Stated goal: Nothing but the lines from the top of the data to the line holding "9, 13, 10];" should be printed, word for word and both ends included; leave the pictures out.

Material:
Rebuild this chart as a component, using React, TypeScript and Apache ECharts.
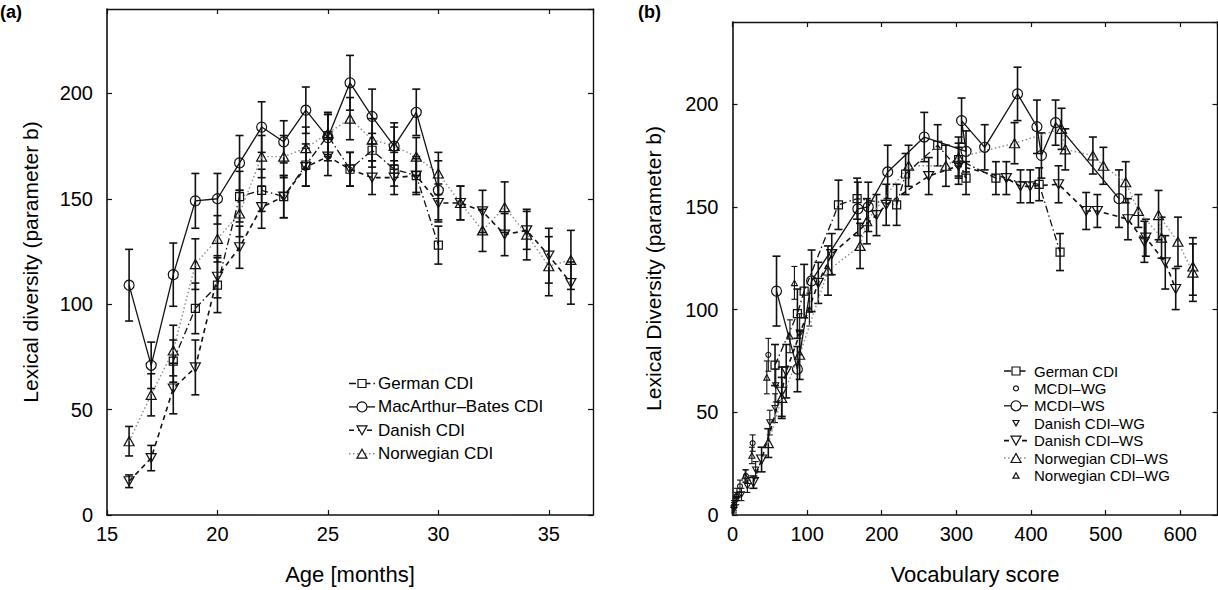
import React, { useEffect, useRef } from 'react';
import * as echarts from 'echarts';

const FONT = '"Liberation Sans", Arial, Helvetica, sans-serif';

// ---------- Panel (a): lexical diversity by age ----------
const macAges = [16, 17, 18, 19, 20, 21, 22, 23, 24, 25, 26, 27, 28, 29, 30];
const macVals = [109, 71, 114, 149, 150, 167, 184, 177, 192, 179, 205, 189, 175, 191, 154];
const macErr = [17, 11, 15, 13, 12, 13, 12, 10, 11, 11, 13, 13, 11, 11, 14];

const gerAges = [18, 19, 20, 21, 22, 23, 24, 25, 26, 27, 28, 29, 30];
const gerVals = [73, 98, 109, 151, 154, 151, 166, 180, 164, 173, 164, 161, 128];
const gerErr = [10, 12, 13, 12, 10, 10, 10, 10, 8, 8, 8, 8, 9];

const danAges = [16, 17, 18, 19, 20, 21, 22, 23, 24, 25, 26, 27, 28, 29, 30, 31, 32, 33, 34, 35, 36];
const danVals = [16, 27, 60, 70, 113, 127, 146, 151, 165, 170, 164, 160, 160, 161, 148, 148, 144, 133, 135, 123, 110];
const danErr = [3, 6, 12, 13, 10, 10, 10, 10, 9, 9, 8, 8, 8, 9, 9, 8, 10, 10, 9, 13, 10];

const norAges = [16, 17, 18, 19, 20, 21, 22, 23, 24, 25, 26, 27, 28, 29, 30, 31, 32, 33, 34, 35, 36];
const norVals = [35, 57, 78, 119, 131, 143, 170, 170, 174, 181, 188, 178, 175, 170, 162, 148, 135, 146, 133, 118, 121];
const norErr = [7, 10, 12, 12, 11, 11, 10, 10, 10, 10, 10, 10, 9, 9, 10, 8, 10, 12, 12, 14, 14];

// ---------- Panel (b): lexical diversity by vocabulary score ----------
const gerVocab = [57, 87, 96, 142, 167, 220, 232, 275, 313, 303, 353, 411, 439];
const mcdiWsVocab = [59, 87, 106, 168, 182, 208, 257, 313, 307, 338, 382, 408, 414, 433, 518];
const danWsVocab = [28, 39, 66, 72, 115, 133, 193, 206, 263, 303, 367, 386, 399, 437, 474, 489, 530, 552, 554, 580, 594];
const norWsVocab = [48, 66, 90, 128, 171, 180, 236, 286, 303, 378, 441, 446, 483, 497, 527, 544, 575, 571, 597, 617, 617];

const mcdiWgVocab = [2, 5, 10, 18, 27, 48];
const mcdiWgVals = [4, 9, 14, 19, 35, 78];
const mcdiWgErr = [2, 2, 3, 3, 4, 8];

const danWgVocab = [2, 5, 12, 20, 31, 50, 57, 58, 90];
const danWgVals = [3, 7, 10, 14, 22, 45, 52, 63, 88];
const danWgErr = [2, 2, 3, 3, 4, 6, 7, 8, 10];

const norWgVocab = [2, 6, 17, 26, 46, 77, 83, 103];
const norWgVals = [5, 10, 19, 29, 67, 87, 113, 100];
const norWgErr = [2, 3, 3, 4, 8, 8, 8, 8];

// ---------- tick settings ----------
const ageMin = 15, ageMax = 37, ageStep = 5;
const vocMin = 0, vocMax = 650, vocStep = 100;
const divMin = 0, divMax = 240, divStep = 50;

const DOWN = 'path://M0,0L10,0L5,9Z';
const INK = '#111';

const pairs = (xs: number[], ys: number[]) => xs.map((x, i) => [x, ys[i]]);
const triples = (xs: number[], ys: number[], es: number[]) => xs.map((x, i) => [x, ys[i], es[i]]);

function errSeries(grid: number, xs: number[], ys: number[], es: number[], cap: number, lw: number) {
  return {
    type: 'custom',
    coordinateSystem: 'cartesian2d',
    xAxisIndex: grid * 2,
    yAxisIndex: grid * 2,
    silent: true,
    z: 2,
    encode: { x: 0, y: 1 },
    data: triples(xs, ys, es),
    renderItem: (_p: any, api: any) => {
      const x = api.value(0), y = api.value(1), e = api.value(2);
      const lo = api.coord([x, y - e]);
      const hi = api.coord([x, y + e]);
      const style = { stroke: INK, lineWidth: lw };
      return {
        type: 'group',
        children: [
          { type: 'line', shape: { x1: lo[0], y1: lo[1], x2: hi[0], y2: hi[1] }, style },
          { type: 'line', shape: { x1: lo[0] - cap, y1: lo[1], x2: lo[0] + cap, y2: lo[1] }, style },
          { type: 'line', shape: { x1: hi[0] - cap, y1: hi[1], x2: hi[0] + cap, y2: hi[1] }, style },
        ],
      };
    },
  };
}

function lineSeries(name: string, grid: number, xs: number[], ys: number[], symbol: string, size: any, lineStyle: any) {
  return {
    type: 'line',
    name,
    xAxisIndex: grid * 2,
    yAxisIndex: grid * 2,
    data: pairs(xs, ys),
    symbol,
    symbolSize: size,
    showSymbol: true,
    z: 3,
    itemStyle: { color: 'transparent', borderColor: INK, borderWidth: 1.2 },
    lineStyle,
    emphasis: { disabled: true },
  };
}

function scatterSeries(name: string, grid: number, xs: number[], ys: number[], symbol: string, size: any) {
  return {
    type: 'scatter',
    name,
    xAxisIndex: grid * 2,
    yAxisIndex: grid * 2,
    data: pairs(xs, ys),
    symbol,
    symbolSize: size,
    z: 3,
    itemStyle: { color: 'transparent', borderColor: INK, borderWidth: 1.1, opacity: 1 },
    emphasis: { disabled: true },
  };
}

const LS_GER = { color: INK, width: 1.3, type: [7, 3, 1.5, 3] };
const LS_MAC = { color: INK, width: 1.3, type: 'solid' };
const LS_DAN = { color: INK, width: 1.6, type: [5, 4] };
const LS_NOR = { color: '#8a8a8a', width: 1.4, type: [1.5, 2.5] };

function markerEl(kind: string, cx: number, cy: number, s: number) {
  const style = { fill: '#fff', stroke: INK, lineWidth: 1.2 };
  if (kind === 'square') return { type: 'rect', z: 101, shape: { x: cx - s / 2, y: cy - s / 2, width: s, height: s }, style };
  if (kind === 'circle') return { type: 'circle', z: 101, shape: { cx, cy, r: s / 2 }, style };
  if (kind === 'up')
    return { type: 'polygon', z: 101, shape: { points: [[cx - s / 2, cy + s * 0.45], [cx + s / 2, cy + s * 0.45], [cx, cy - s * 0.45]] }, style };
  return { type: 'polygon', z: 101, shape: { points: [[cx - s / 2, cy - s * 0.45], [cx + s / 2, cy - s * 0.45], [cx, cy + s * 0.45]] }, style };
}

function legendEls(entries: any[], x0: number, x1: number, textX: number, y0: number, dy: number, fs: number) {
  const els: any[] = [];
  entries.forEach((e, i) => {
    const y = y0 + i * dy;
    const cx = (x0 + x1) / 2;
    if (e.line) {
      els.push({
        type: 'line', z: 100,
        shape: { x1: x0, y1: y, x2: x1, y2: y },
        style: { stroke: e.line.color, lineWidth: e.line.width, lineDash: Array.isArray(e.line.type) ? e.line.type : null },
      });
    }
    els.push(markerEl(e.marker, cx, y, e.size));
    els.push({
      type: 'text', z: 100, x: textX, y,
      style: { text: e.name, fontSize: fs, fontFamily: FONT, fill: '#000', textAlign: 'left', textVerticalAlign: 'middle', align: 'left', verticalAlign: 'middle' },
    });
  });
  return els;
}

const legendA = [
  { name: 'German CDI', marker: 'square', size: 8, line: LS_GER },
  { name: 'MacArthur–Bates CDI', marker: 'circle', size: 10, line: LS_MAC },
  { name: 'Danish CDI', marker: 'down', size: 10, line: LS_DAN },
  { name: 'Norwegian CDI', marker: 'up', size: 10, line: LS_NOR },
];
const legendB = [
  { name: 'German CDI', marker: 'square', size: 8, line: LS_GER },
  { name: 'MCDI–WG', marker: 'circle', size: 5, line: null },
  { name: 'MCDI–WS', marker: 'circle', size: 10, line: LS_MAC },
  { name: 'Danish CDI–WG', marker: 'down', size: 6, line: null },
  { name: 'Danish CDI–WS', marker: 'down', size: 10, line: LS_DAN },
  { name: 'Norwegian CDI–WS', marker: 'up', size: 10, line: LS_NOR },
  { name: 'Norwegian CDI–WG', marker: 'up', size: 6, line: null },
];

function mainX(grid: number, min: number, max: number, step: number, name: string) {
  return {
    type: 'value', gridIndex: grid, position: 'bottom', min, max, interval: step,
    name, nameLocation: 'middle', nameGap: 48,
    nameTextStyle: { fontSize: 22, color: '#000', fontFamily: FONT },
    axisLine: { show: true, lineStyle: { color: INK, width: 1.6 } },
    axisTick: { show: true, inside: true, length: 5, lineStyle: { color: INK, width: 1.2 } },
    axisLabel: { show: true, fontSize: 20, color: '#000', fontFamily: FONT, margin: 9, showMaxLabel: false },
    splitLine: { show: false },
  };
}
function boxX(grid: number, min: number, max: number, step: number) {
  return {
    type: 'value', gridIndex: grid, position: 'top', min, max, interval: step,
    axisLine: { show: true, onZero: false, lineStyle: { color: INK, width: 1.4 } },
    axisTick: { show: true, inside: true, length: 5, lineStyle: { color: INK, width: 1.2 } },
    axisLabel: { show: false },
    splitLine: { show: false },
  };
}
function mainY(grid: number, name: string, gap: number) {
  return {
    type: 'value', gridIndex: grid, position: 'left', min: divMin, max: divMax, interval: divStep,
    name, nameLocation: 'middle', nameGap: gap, nameRotate: 90,
    nameTextStyle: { fontSize: 21, color: '#000', fontFamily: FONT },
    axisLine: { show: true, onZero: false, lineStyle: { color: INK, width: 1.6 } },
    axisTick: { show: true, inside: true, length: 5, lineStyle: { color: INK, width: 1.2 } },
    axisLabel: { show: true, fontSize: 20, color: '#000', fontFamily: FONT, margin: 14, showMaxLabel: false },
    splitLine: { show: false },
  };
}
function boxY(grid: number) {
  return {
    type: 'value', gridIndex: grid, position: 'right', min: divMin, max: divMax, interval: divStep,
    axisLine: { show: true, onZero: false, lineStyle: { color: INK, width: 1.4 } },
    axisTick: { show: true, inside: true, length: 5, lineStyle: { color: INK, width: 1.2 } },
    axisLabel: { show: false },
    splitLine: { show: false },
  };
}

export default function App() {
  const ref = useRef<HTMLDivElement>(null);
  useEffect(() => {
    if (!ref.current) return;
    const chart = echarts.init(ref.current, null, { renderer: 'svg' });
    const option: any = {
      animation: false,
      backgroundColor: '#fff',
      textStyle: { fontFamily: FONT },
      grid: [
        { left: 107, top: 9, width: 486, height: 508 },
        { left: 732.5, top: 22, width: 485, height: 495 },
      ],
      xAxis: [
        mainX(0, ageMin, ageMax, ageStep, 'Age [months]'),
        boxX(0, ageMin, ageMax, ageStep),
        mainX(1, vocMin, vocMax, vocStep, 'Vocabulary score'),
        boxX(1, vocMin, vocMax, vocStep),
      ],
      yAxis: [
        mainY(0, 'Lexical diversity (parameter b)', 66),
        boxY(0),
        mainY(1, 'Lexical Diversity (parameter b)', 69),
        boxY(1),
      ],
      series: [
        // panel (a) error bars
        errSeries(0, norAges, norVals, norErr, 4, 1.6),
        errSeries(0, danAges, danVals, danErr, 4, 1.6),
        errSeries(0, gerAges, gerVals, gerErr, 4, 1.6),
        errSeries(0, macAges, macVals, macErr, 4, 1.6),
        // panel (a) lines
        lineSeries('Norwegian CDI', 0, norAges, norVals, 'triangle', [10, 9], LS_NOR),
        lineSeries('Danish CDI', 0, danAges, danVals, DOWN, [10, 9], LS_DAN),
        lineSeries('German CDI', 0, gerAges, gerVals, 'rect', 8, LS_GER),
        lineSeries('MacArthur–Bates CDI', 0, macAges, macVals, 'circle', 10, LS_MAC),
        // panel (b) error bars
        errSeries(1, norWgVocab, norWgVals, norWgErr, 3, 1.1),
        errSeries(1, danWgVocab, danWgVals, danWgErr, 3, 1.1),
        errSeries(1, mcdiWgVocab, mcdiWgVals, mcdiWgErr, 3, 1.1),
        errSeries(1, norWsVocab, norVals, norErr, 4, 1.6),
        errSeries(1, danWsVocab, danVals, danErr, 4, 1.6),
        errSeries(1, gerVocab, gerVals, gerErr, 4, 1.6),
        errSeries(1, mcdiWsVocab, macVals, macErr, 4, 1.6),
        // panel (b) lines / points
        lineSeries('Norwegian CDI–WS', 1, norWsVocab, norVals, 'triangle', [10, 9], LS_NOR),
        lineSeries('Danish CDI–WS', 1, danWsVocab, danVals, DOWN, [10, 9], LS_DAN),
        lineSeries('German CDI (b)', 1, gerVocab, gerVals, 'rect', 8, LS_GER),
        lineSeries('MCDI–WS', 1, mcdiWsVocab, macVals, 'circle', 10, LS_MAC),
        scatterSeries('MCDI–WG', 1, mcdiWgVocab, mcdiWgVals, 'circle', 5),
        scatterSeries('Danish CDI–WG', 1, danWgVocab, danWgVals, DOWN, [6, 5.5]),
        scatterSeries('Norwegian CDI–WG', 1, norWgVocab, norWgVals, 'triangle', [6, 5.5]),
      ],
      graphic: [
        { type: 'text', left: 0, top: 3, style: { text: '(a)', fontSize: 18, fontWeight: 'bold', fontFamily: FONT, fill: '#000' } },
        { type: 'text', left: 638, top: 3, style: { text: '(b)', fontSize: 18, fontWeight: 'bold', fontFamily: FONT, fill: '#000' } },
        ...legendEls(legendA, 349, 375, 378, 383.5, 23.4, 17),
        ...legendEls(legendB, 1004, 1028, 1034, 371, 17.4, 15),
      ],
    };
    chart.setOption(option);
    return () => chart.dispose();
  }, []);
  return <div ref={ref} style={{ position: 'fixed', left: 0, top: 0, width: 1218, height: 590, background: '#fff' }} />;
}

Final result:
Rebuild this chart as a component, using React, TypeScript and Apache ECharts.
import React, { useEffect, useRef } from 'react';
import * as echarts from 'echarts';

const FONT = '"Liberation Sans", Arial, Helvetica, sans-serif';

// ---------- Panel (a): lexical diversity by age ----------
const macAges = [16, 17, 18, 19, 20, 21, 22, 23, 24, 25, 26, 27, 28, 29, 30];
const macVals = [109, 71, 114, 149, 150, 167, 184, 177, 192, 179, 205, 189, 175, 191, 154];
const macErr = [17, 11, 15, 13, 12, 13, 12, 10, 11, 11, 13, 13, 11, 11, 14];

const gerAges = [18, 19, 20, 21, 22, 23, 24, 25, 26, 27, 28, 29, 30];
const gerVals = [73, 98, 109, 151, 154, 151, 166, 180, 164, 173, 164, 161, 128];
const gerErr = [10, 12, 13, 12, 10, 10, 10, 10, 8, 8, 8, 8, 9];

const danAges = [16, 17, 18, 19, 20, 21, 22, 23, 24, 25, 26, 27, 28, 29, 30, 31, 32, 33, 34, 35, 36];
const danVals = [16, 27, 60, 70, 113, 127, 146, 151, 165, 170, 164, 160, 160, 161, 148, 148, 144, 133, 135, 123, 110];
const danErr = [3, 6, 12, 13, 10, 10, 10, 10, 9, 9, 8, 8, 8, 9, 9, 8, 10, 10, 9, 13, 10];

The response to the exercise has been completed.